This repo contains all the analysis related to this paper.
I would also encourage you to take a look at the Topyfic package.
The gene expression profiles of distinct cell types reflect com- plex genomic interactions among multiple simultaneous biological processes within each cell that can be altered by disease progression as well as genetic background. The identification of these active cellular programs is an open challenge in the analysis of single-cell RNA-seq data. Latent Dirichlet Allocation (LDA) is a generative method used to identify recurring patterns in counts data, commonly referred to as topics that can be used to interpret the state of each cell. However, LDA’s interpretability is hindered by several key factors including the hyperparameter selection of the number of topics as well as the variability in topic definitions due to random initialization.

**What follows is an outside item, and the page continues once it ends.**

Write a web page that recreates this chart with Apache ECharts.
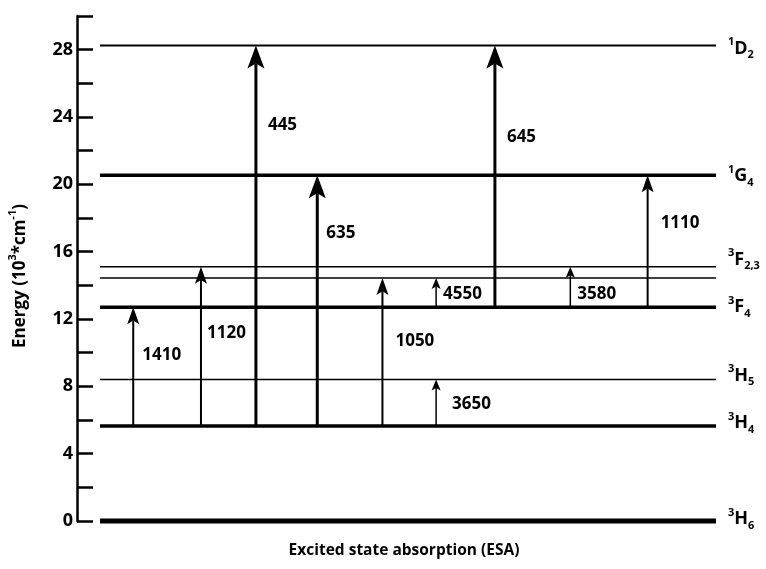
<!DOCTYPE html>
<html>
<head>
<meta charset="utf-8">
<script src="https://cdn.jsdelivr.net/npm/echarts@6/dist/echarts.min.js"></script>
<style>
  html, body { margin: 0; padding: 0; background: #fff; }
  #chart { width: 766px; height: 569px; }
</style>
</head>
<body>
<div id="chart"></div>
<script>
// Tm3+ energy levels, in 10^3 cm^-1
const levelNames  = ['3H6', '3H4', '3H5', '3F4', '3F3', '3F2', '1G4', '1D2'];
const levelEnergy = [0, 5.65, 8.41, 12.7, 14.44, 15.11, 20.54, 28.25];

// Term symbols written at the right end of the level lines (3F3/3F2 share one tag)
const levelSup  = ['3', '3', '3', '3', '', '3', '1', '1'];
const levelTerm = ['H', 'H', 'H', 'F', '', 'F', 'G', 'D'];
const levelSub  = ['6', '4', '5', '4', '', '2,3', '4', '2'];

// Excited state absorption transitions: wavelength (nm), lower level, upper level
const transLabels = ['1410', '1120', '445', '635', '1050', '3650', '4550', '645', '3580', '1110'];
const transFrom   = ['3H4', '3H4', '3H4', '3H4', '3H4', '3H4', '3F4', '3F4', '3F4', '3F4'];
const transTo     = ['3F4', '3F2', '1D2', '1G4', '3F3', '3H5', '3F3', '1D2', '3F2', '1G4'];
// horizontal slot of each transition along the (hidden) x scale, 0..100
const transSlot   = [8.8, 19.4, 28.0, 37.6, 47.8, 56.2, 56.2, 65.4, 77.2, 89.3];

// Y axis ticks (labels every 4, minor ticks every 2)
const yMin = 0, yMax = 30, yStep = 2, yLabelEvery = 4;

// ---- styling / layout (kept apart from the values) ----
const FONT = '"Open Sans", "Noto Sans", sans-serif';
const levelWidth   = [5, 3.5, 1.5, 3.5, 1.5, 1.5, 3.5, 2];
const levelTagDy   = [-2, -3, -4, 0, 0, -7, 1, 3];
const levelXFrom = 3.6, levelXTo = 100;

const arrowKinds = {
  thick:  { lw: 3,   head: 23, hw: 17 },
  medium: { lw: 2,   head: 17, hw: 12 },
  thin:   { lw: 1.5, head: 11, hw: 9 }
};
const transKind  = ['medium', 'medium', 'thick', 'thick', 'medium', 'thin', 'thin', 'thick', 'thin', 'medium'];
const labelAlong = [0.6, 0.58, 0.79, 0.77, 0.57, 0.47, 0.45, 0.65, 0.33, 0.64];
const labelDx    = [9, 6, 12, 9, 13, 16, 7, 12, 7, 13];

const energyOf = name => levelEnergy[levelNames.indexOf(name)];

const levelData = levelEnergy.map((e, i) => [levelXFrom, e, levelXTo, i]);
const transData = transLabels.map((t, i) => [transSlot[i], energyOf(transFrom[i]), energyOf(transTo[i]), i]);

function renderLevel(params, api) {
  const i = api.value(3);
  const a = api.coord([api.value(0), api.value(1)]);
  const b = api.coord([api.value(2), api.value(1)]);
  const children = [{
    type: 'line',
    shape: { x1: a[0], y1: a[1], x2: b[0], y2: b[1] },
    style: { stroke: '#000', lineWidth: levelWidth[i] }
  }];
  if (levelTerm[i]) {
    children.push({
      type: 'text',
      x: b[0] + 12,
      y: b[1] + levelTagDy[i],
      style: {
        text: '{p|' + levelSup[i] + '}{m|' + levelTerm[i] + '}{b|' + levelSub[i] + '}',
        verticalAlign: 'middle',
        align: 'left',
        fill: '#000',
        rich: {
          p: { fontFamily: FONT, fontWeight: 'bold', fontSize: 11, verticalAlign: 'top', lineHeight: 24 },
          m: { fontFamily: FONT, fontWeight: 'bold', fontSize: 18, lineHeight: 24 },
          b: { fontFamily: FONT, fontWeight: 'bold', fontSize: 11, verticalAlign: 'bottom', lineHeight: 24 }
        }
      }
    });
  }
  return { type: 'group', children };
}

function renderArrow(params, api) {
  const i = api.value(3);
  const k = arrowKinds[transKind[i]];
  const p0 = api.coord([api.value(0), api.value(1)]);
  const p1 = api.coord([api.value(0), api.value(2)]);
  const x = p0[0];
  const tip = p1[1];
  const base = tip + k.head;
  const notch = k.head * 0.22;
  const ly = p0[1] + (p1[1] - p0[1]) * labelAlong[i];
  return {
    type: 'group',
    children: [
      {
        type: 'line',
        shape: { x1: x, y1: p0[1], x2: x, y2: base - notch },
        style: { stroke: '#000', lineWidth: k.lw }
      },
      {
        type: 'polygon',
        shape: { points: [[x, tip], [x + k.hw / 2, base], [x, base - notch], [x - k.hw / 2, base]] },
        style: { fill: '#000' }
      },
      {
        type: 'text',
        x: x + labelDx[i],
        y: ly,
        style: {
          text: transLabels[i],
          fontFamily: FONT, fontWeight: 'bold', fontSize: 17,
          fill: '#000', align: 'left', verticalAlign: 'middle'
        }
      }
    ]
  };
}

const chart = echarts.init(document.getElementById('chart'), null, { renderer: 'canvas' });
chart.setOption({
  animation: false,
  backgroundColor: '#fff',
  grid: { left: 77, right: 50, top: 16, bottom: 48 },
  xAxis: { type: 'value', min: 0, max: 100, show: false },
  yAxis: {
    type: 'value', min: yMin, max: yMax, interval: yStep,
    axisLine: { show: true, lineStyle: { color: '#000', width: 2.5 } },
    axisTick: { show: true, inside: true, length: 16, lineStyle: { color: '#000', width: 2.5 } },
    axisLabel: {
      formatter: v => (v % yLabelEvery === 0 ? String(v) : ''),
      color: '#000', fontFamily: FONT, fontWeight: 'bold', fontSize: 18, margin: 4
    },
    splitLine: { show: false }
  },
  graphic: [
    {
      // y axis title, rotated
      type: 'text',
      x: 20, y: 276,
      rotation: Math.PI / 2,
      style: {
        text: '{a|Energy (10}{s|3}{a|*cm}{s|-1}{a|)}',
        align: 'center', verticalAlign: 'middle',
        rich: {
          a: { fontFamily: FONT, fontWeight: 'bold', fontSize: 17, fill: '#000', lineHeight: 26 },
          s: { fontFamily: FONT, fontWeight: 'bold', fontSize: 11, fill: '#000', verticalAlign: 'top', lineHeight: 26 }
        }
      }
    },
    {
      type: 'text',
      x: 404, y: 551,
      style: {
        text: 'Excited state absorption (ESA)',
        fontFamily: FONT, fontWeight: 'bold', fontSize: 15.5,
        fill: '#000', align: 'center', verticalAlign: 'middle'
      }
    }
  ],
  series: [
    {
      type: 'custom', name: 'levels',
      coordinateSystem: 'cartesian2d',
      renderItem: renderLevel,
      encode: { x: [0, 2], y: 1 },
      data: levelData,
      clip: false
    },
    {
      type: 'custom', name: 'esa',
      coordinateSystem: 'cartesian2d',
      renderItem: renderArrow,
      encode: { x: 0, y: [1, 2] },
      data: transData,
      clip: false
    }
  ]
});
</script>
</body>
</html>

We developed Topyfic, a Reproducible LDA (rLDA) package, to accurately infer the identity and activity of cellular programs in single-cell data, providing insights into the relative contributions of each program in individual cells. We apply Topyfic to brain single-cell and single-nucleus datasets of two 5xFAD mouse models of Alzheimer’s disease crossed with C57BL6/J or CAST/EiJ mice to identify distinct cell types and states in different cell types such as microglia. We find that 8-month 5xFAD/Cast F1 males show higher level of microglial activation than matching 5xFAD/BL6 F1 males, whereas female mice show similar levels of microglial activation. We show that regulatory genes such as TFs, microRNA host genes, and chromatin regulatory genes alone capture cell types and cell states. Our study highlights how topic modeling with a limited vocabulary of regulatory genes can identify gene expression programs in single-cell data in order to quantify similar and divergent cell states in distinct genotypes.
It includes four main steps but you can download the preprocessed gene count data from ENOCDE portal here.

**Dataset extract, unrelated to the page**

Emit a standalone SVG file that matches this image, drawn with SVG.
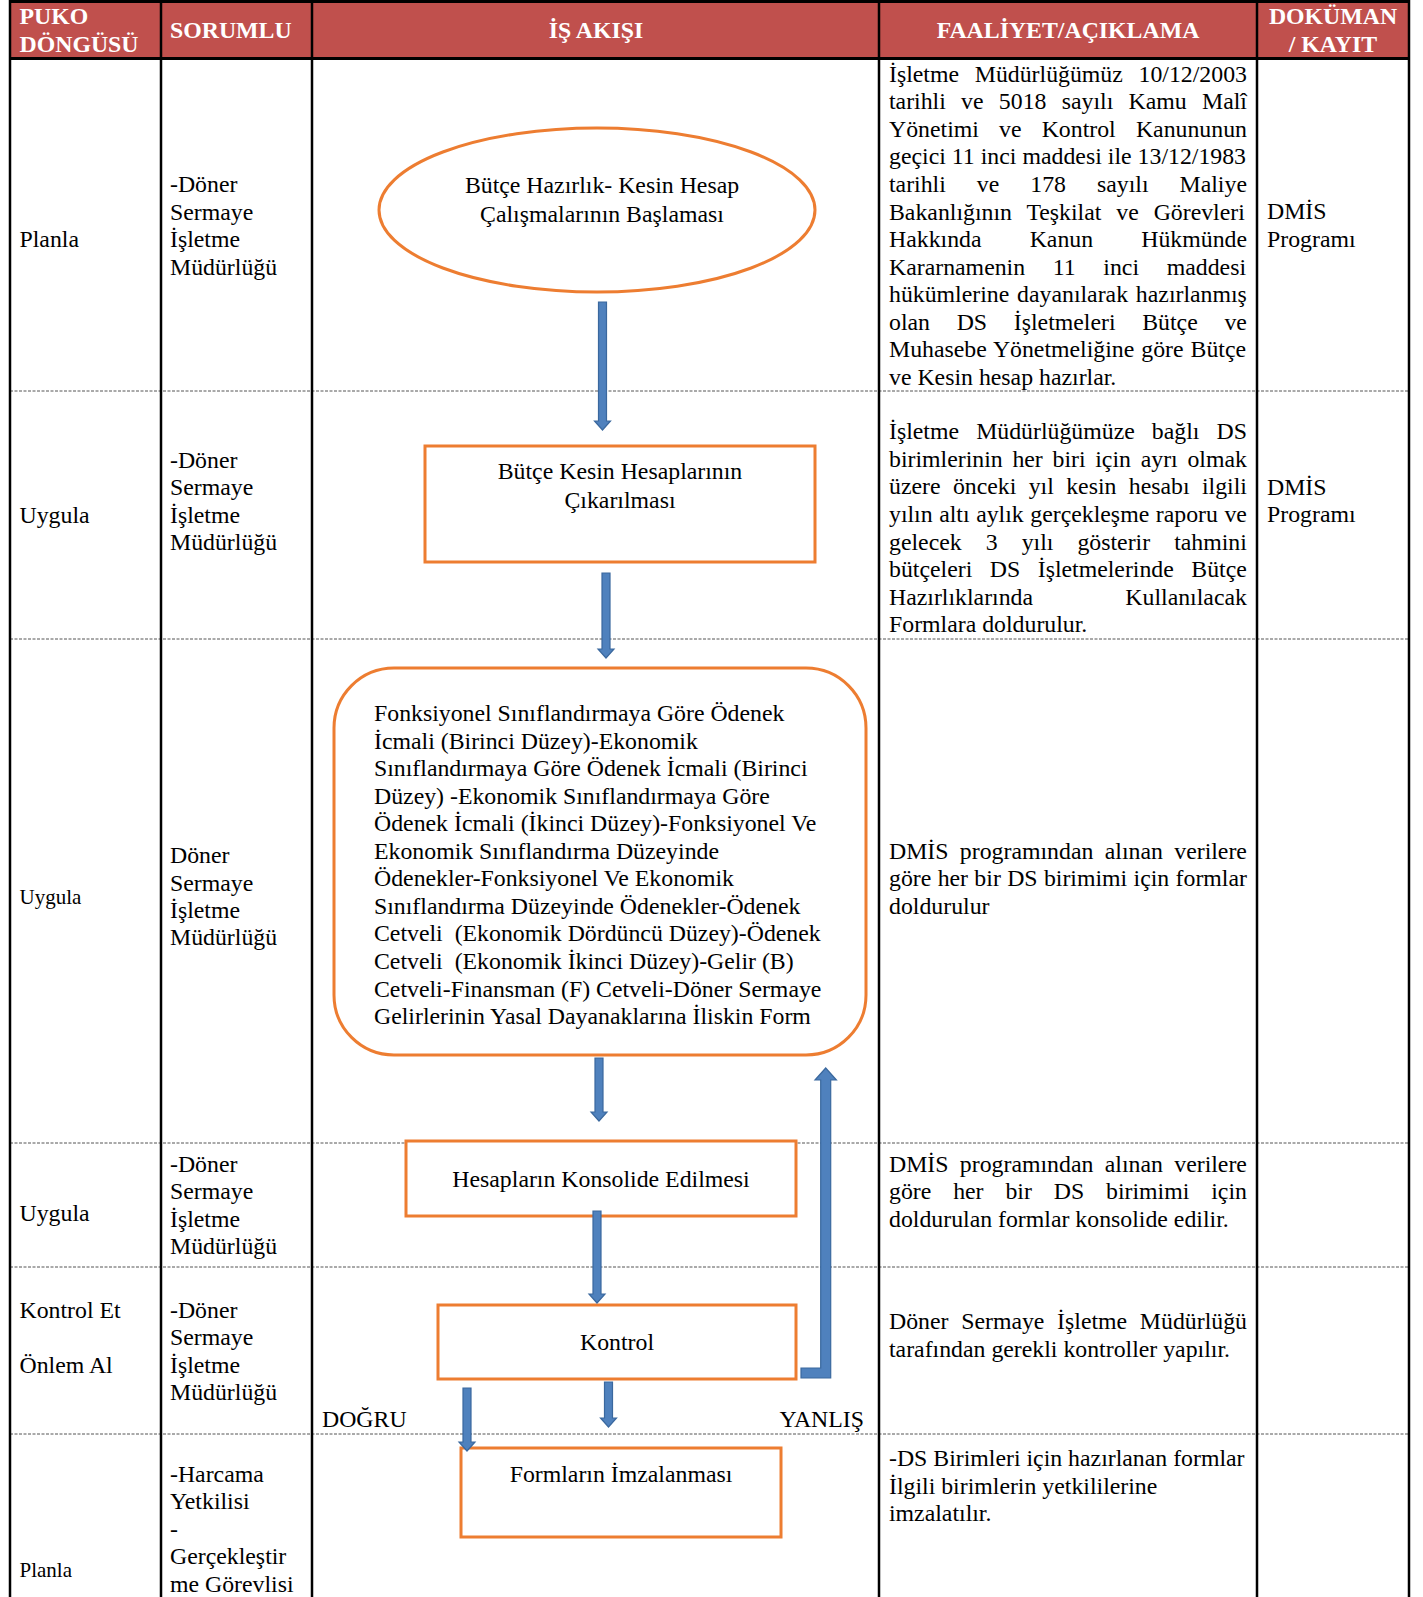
<svg xmlns="http://www.w3.org/2000/svg" width="1423" height="1597" viewBox="0 0 1423 1597">
<style>
.t{font-family:"Liberation Serif","Times New Roman",serif;font-size:23.8px;fill:#000;white-space:pre}
.sm{font-size:21px}
.h{font-family:"Liberation Serif","Times New Roman",serif;font-size:23.8px;font-weight:bold;fill:#fff}
.c{text-anchor:middle}
.box{fill:#fff;stroke:#ED7D31;stroke-width:3}
.arr{fill:#4F81BD;stroke:#3A689E;stroke-width:1.2}
.vl{stroke:#000;stroke-width:2.5}
.dl{stroke:#555;stroke-width:1;stroke-dasharray:3 1.5}
</style>
<rect x="0" y="0" width="1423" height="1597" fill="#fff"/>
<g id="table">
<rect x="10" y="2" width="1399" height="56" fill="#C0504D"/>
<line x1="9" y1="1.5" x2="1410" y2="1.5" stroke="#000" stroke-width="3"/>
<line x1="9" y1="58.5" x2="1410" y2="58.5" stroke="#000" stroke-width="3"/>
<line class="dl" x1="10" y1="391" x2="1409" y2="391"/>
<line class="dl" x1="10" y1="639" x2="1409" y2="639"/>
<line class="dl" x1="10" y1="1143" x2="1409" y2="1143"/>
<line class="dl" x1="10" y1="1267" x2="1409" y2="1267"/>
<line class="dl" x1="10" y1="1434" x2="1409" y2="1434"/>
<line class="vl" x1="10" y1="0" x2="10" y2="1597"/>
<line class="vl" x1="161" y1="0" x2="161" y2="1597"/>
<line class="vl" x1="312" y1="0" x2="312" y2="1597"/>
<line class="vl" x1="879" y1="0" x2="879" y2="1597"/>
<line class="vl" x1="1257" y1="0" x2="1257" y2="1597"/>
<line class="vl" x1="1409" y1="0" x2="1409" y2="1597"/>
</g>
<g id="header">
<text class="h" x="19.5" y="24">PUKO</text>
<text class="h" x="19.5" y="51.5">DÖNGÜSÜ</text>
<text class="h" x="170" y="38.3">SORUMLU</text>
<text class="h c" x="596" y="38.3">İŞ AKIŞI</text>
<text class="h c" x="1068" y="38.3">FAALİYET/AÇIKLAMA</text>
<text class="h c" x="1333" y="24">DOKÜMAN</text>
<text class="h c" x="1333" y="51.5">/ KAYIT</text>
</g>
<g id="puko">
<text class="t" x="19.5" y="246.7">Planla</text>
<text class="t" x="19.5" y="523.3">Uygula</text>
<text class="t sm" x="19.5" y="903.5">Uygula</text>
<text class="t" x="19.5" y="1220.7">Uygula</text>
<text class="t" x="19.5" y="1317.7">Kontrol Et</text>
<text class="t" x="19.5" y="1372.7">Önlem Al</text>
<text class="t sm" x="19.5" y="1577">Planla</text>
</g>
<g id="sorumlu">
<text class="t" x="170" y="192">-Döner</text>
<text class="t" x="170" y="219.5">Sermaye</text>
<text class="t" x="170" y="247">İşletme</text>
<text class="t" x="170" y="274.5">Müdürlüğü</text>
<text class="t" x="170" y="467.5">-Döner</text>
<text class="t" x="170" y="495">Sermaye</text>
<text class="t" x="170" y="522.5">İşletme</text>
<text class="t" x="170" y="550">Müdürlüğü</text>
<text class="t" x="170" y="863">Döner</text>
<text class="t" x="170" y="890.5">Sermaye</text>
<text class="t" x="170" y="917.5">İşletme</text>
<text class="t" x="170" y="944.5">Müdürlüğü</text>
<text class="t" x="170" y="1171.5">-Döner</text>
<text class="t" x="170" y="1199">Sermaye</text>
<text class="t" x="170" y="1226.5">İşletme</text>
<text class="t" x="170" y="1254">Müdürlüğü</text>
<text class="t" x="170" y="1317.7">-Döner</text>
<text class="t" x="170" y="1345.2">Sermaye</text>
<text class="t" x="170" y="1372.7">İşletme</text>
<text class="t" x="170" y="1400.2">Müdürlüğü</text>
<text class="t" x="170" y="1481.7">-Harcama</text>
<text class="t" x="170" y="1509.2">Yetkilisi</text>
<text class="t" x="170" y="1536.7">-</text>
<text class="t" x="170" y="1564.2">Gerçekleştir</text>
<text class="t" x="170" y="1591.7">me Görevlisi</text>
</g>
<g id="faaliyet">
<text class="t" x="889" y="81.7" word-spacing="9.76">İşletme Müdürlüğümüz 10/12/2003</text>
<text class="t" x="889" y="109.3" word-spacing="9.33">tarihli ve 5018 sayılı Kamu Malî</text>
<text class="t" x="889" y="136.8" word-spacing="14.22">Yönetimi ve Kontrol Kanununun</text>
<text class="t" x="889" y="164.4" word-spacing="0.07">geçici 11 inci maddesi ile 13/12/1983</text>
<text class="t" x="889" y="192" word-spacing="25.05">tarihli ve 178 sayılı Maliye</text>
<text class="t" x="889" y="219.6" word-spacing="8.95">Bakanlığının Teşkilat ve Görevleri</text>
<text class="t" x="889" y="247.1" word-spacing="42.2">Hakkında Kanun Hükmünde</text>
<text class="t" x="889" y="274.7" word-spacing="21.72">Kararnamenin 11 inci maddesi</text>
<text class="t" x="889" y="302.3" word-spacing="1.85">hükümlerine dayanılarak hazırlanmış</text>
<text class="t" x="889" y="329.8" word-spacing="20.75">olan DS İşletmeleri Bütçe ve</text>
<text class="t" x="889" y="357.4" word-spacing="1.02">Muhasebe Yönetmeliğine göre Bütçe</text>
<text class="t" x="889" y="385">ve Kesin hesap hazırlar.</text>

<text class="t" x="889" y="439.3" word-spacing="11.15">İşletme Müdürlüğümüze bağlı DS</text>
<text class="t" x="889" y="466.9" word-spacing="3.77">birimlerinin her biri için ayrı olmak</text>
<text class="t" x="889" y="494.4" word-spacing="6.42">üzere önceki yıl kesin hesabı ilgili</text>
<text class="t" x="889" y="522" word-spacing="0.61">yılın altı aylık gerçekleşme raporu ve</text>
<text class="t" x="889" y="549.6" word-spacing="18.1">gelecek 3 yılı gösterir tahmini</text>
<text class="t" x="889" y="577.2" word-spacing="11.57">bütçeleri DS İşletmelerinde Bütçe</text>
<text class="t" x="889" y="604.7" word-spacing="86.35">Hazırlıklarında Kullanılacak</text>
<text class="t" x="889" y="632.3">Formlara doldurulur.</text>

<text class="t" x="889" y="858.5" word-spacing="5.42">DMİS programından alınan verilere</text>
<text class="t" x="889" y="886" word-spacing="0.4">göre her bir DS birimimi için formlar</text>
<text class="t" x="889" y="913.5">doldurulur</text>

<text class="t" x="889" y="1171.7" word-spacing="5.42">DMİS programından alınan verilere</text>
<text class="t" x="889" y="1199.3" word-spacing="15.93">göre her bir DS birimimi için</text>
<text class="t" x="889" y="1226.8">doldurulan formlar konsolide edilir.</text>

<text class="t" x="889" y="1329.3" word-spacing="6.75">Döner Sermaye İşletme Müdürlüğü</text>
<text class="t" x="889" y="1357">tarafından gerekli kontroller yapılır.</text>

<text class="t" x="889" y="1466">-DS Birimleri için hazırlanan formlar</text>
<text class="t" x="889" y="1493.5">İlgili birimlerin yetkililerine</text>
<text class="t" x="889" y="1521">imzalatılır.</text>
</g>
<g id="dokuman">
<text class="t" x="1267" y="219.3">DMİS</text>
<text class="t" x="1267" y="246.8">Programı</text>
<text class="t" x="1267" y="494.5">DMİS</text>
<text class="t" x="1267" y="522">Programı</text>
</g>
<g id="n1">
<ellipse class="box" cx="597" cy="210" rx="218" ry="82"/>
<text class="t c" x="602" y="193">Bütçe Hazırlık- Kesin Hesap</text>
<text class="t c" x="602" y="221.5">Çalışmalarının Başlaması</text>
</g>
<g id="n2">
<rect class="box" x="425" y="446" width="390" height="116"/>
<text class="t c" x="620" y="479.3">Bütçe Kesin Hesaplarının</text>
<text class="t c" x="620" y="507.7">Çıkarılması</text>
</g>
<g id="n3">
<rect class="box" x="334" y="668" width="532" height="387" rx="60" ry="60"/>
<text class="t" x="374" y="721">Fonksiyonel Sınıflandırmaya Göre Ödenek</text>
<text class="t" x="374" y="748.5">İcmali (Birinci Düzey)-Ekonomik</text>
<text class="t" x="374" y="776.1">Sınıflandırmaya Göre Ödenek İcmali (Birinci</text>
<text class="t" x="374" y="803.6">Düzey) -Ekonomik Sınıflandırmaya Göre</text>
<text class="t" x="374" y="831.2">Ödenek İcmali (İkinci Düzey)-Fonksiyonel Ve</text>
<text class="t" x="374" y="858.7">Ekonomik Sınıflandırma Düzeyinde</text>
<text class="t" x="374" y="886.3">Ödenekler-Fonksiyonel Ve Ekonomik</text>
<text class="t" x="374" y="913.8">Sınıflandırma Düzeyinde Ödenekler-Ödenek</text>
<text class="t" x="374" y="941.4">Cetveli  (Ekonomik Dördüncü Düzey)-Ödenek</text>
<text class="t" x="374" y="969">Cetveli  (Ekonomik İkinci Düzey)-Gelir (B)</text>
<text class="t" x="374" y="996.5">Cetveli-Finansman (F) Cetveli-Döner Sermaye</text>
<text class="t" x="374" y="1024">Gelirlerinin Yasal Dayanaklarına İliskin Form</text>
</g>
<g id="n4">
<rect class="box" x="406" y="1141" width="390" height="75"/>
<text class="t c" x="601" y="1186.7">Hesapların Konsolide Edilmesi</text>
</g>
<g id="n5">
<rect class="box" x="438" y="1305" width="358" height="74"/>
<text class="t c" x="617" y="1350">Kontrol</text>
</g>
<g id="n6">
<rect class="box" x="461" y="1448" width="320" height="89"/>
<text class="t c" x="621" y="1482">Formların İmzalanması</text>
</g>
<g id="connectors">
<polygon class="arr" points="598.5,302 606.5,302 606.5,421 610.5,421 602.5,430 594.5,421 598.5,421"/>
<polygon class="arr" points="602,573 610,573 610,649 614,649 606,658 598,649 602,649"/>
<polygon class="arr" points="595,1058 603,1058 603,1112 607,1112 599,1121 591,1112 595,1112"/>
<polygon class="arr" points="593,1211 601,1211 601,1294 605,1294 597,1303 589,1294 593,1294"/>
<polygon class="arr" points="463,1388 471,1388 471,1442 475,1442 467,1451 459,1442 463,1442"/>
<polygon class="arr" points="604.5,1382 612.5,1382 612.5,1418 616.5,1418 608.5,1427 600.5,1418 604.5,1418"/>
<polygon class="arr" points="801,1368 820.7,1368 820.7,1080 815,1080 825.7,1068 836.4,1080 830.7,1080 830.7,1378 801,1378"/>
<text class="t" x="322" y="1427">DOĞRU</text>
<text class="t" x="864" y="1427" text-anchor="end">YANLIŞ</text>
</g>
</svg>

- Get unfiltered gene count h5ad for each experiment
- Merge data by experimental batch across file IDs and filter for nuclei > 500 UMI.
- Run Scrublet to remove doublet cells (threshold > 0.25)
- Annotate nuclei
- normalize counts using depth normalization
For depth-in analysis in please look at this github repository.
We hypothesize that we can define meaningful topics for cell identity using only regulatory genes, which account for 12% of protein coding genes.
For more information about how we determine regulatory genes, please look at this github repository.
To find the best number of topics (k), we start to train our model using several Ks starting from K=5 until 50. We start our training by running on WT and 5xFAD mice separately.
For each K:
- Training model with 100 different random seeds using topyfic.py to get train object per random seed
- Aggregate all training objects using make_train.py
- Make TopModel using make_topmodel.py
At the end you have one train object, one Topmodel object for each K.
-
Training on WT (BL6 and BL6/CAST) using all genes: here.
-
Training on 5xFAD (BL6 and BL6/CAST) using all genes: here.
-
Combine training using all genes: here.
-
Training on WT (BL6 and BL6/CAST) using regulatory genes: here.
-
Training on 5xFAD (BL6 and BL6/CAST) using regulatory genes: here.
-
Combine training using regulatory genes: here.
-
Training on microglia single cell using all genes: here.
Here you can find the downstream analysis related to each model
- single nucleus RNA-seq data using all genes: notebook related to this dataset and figure2 is here
- single nucleus RNA-seq data using regulatory genes: notebook related to this dataset and figure3 is here
- single cell microglia RNA-seq data: notebook related to this dataset and figure4 is here
- Single-nucleus RNA-seq results: ENCODE portal
- Single-cell (microglia) RNA-seq results: Zenodo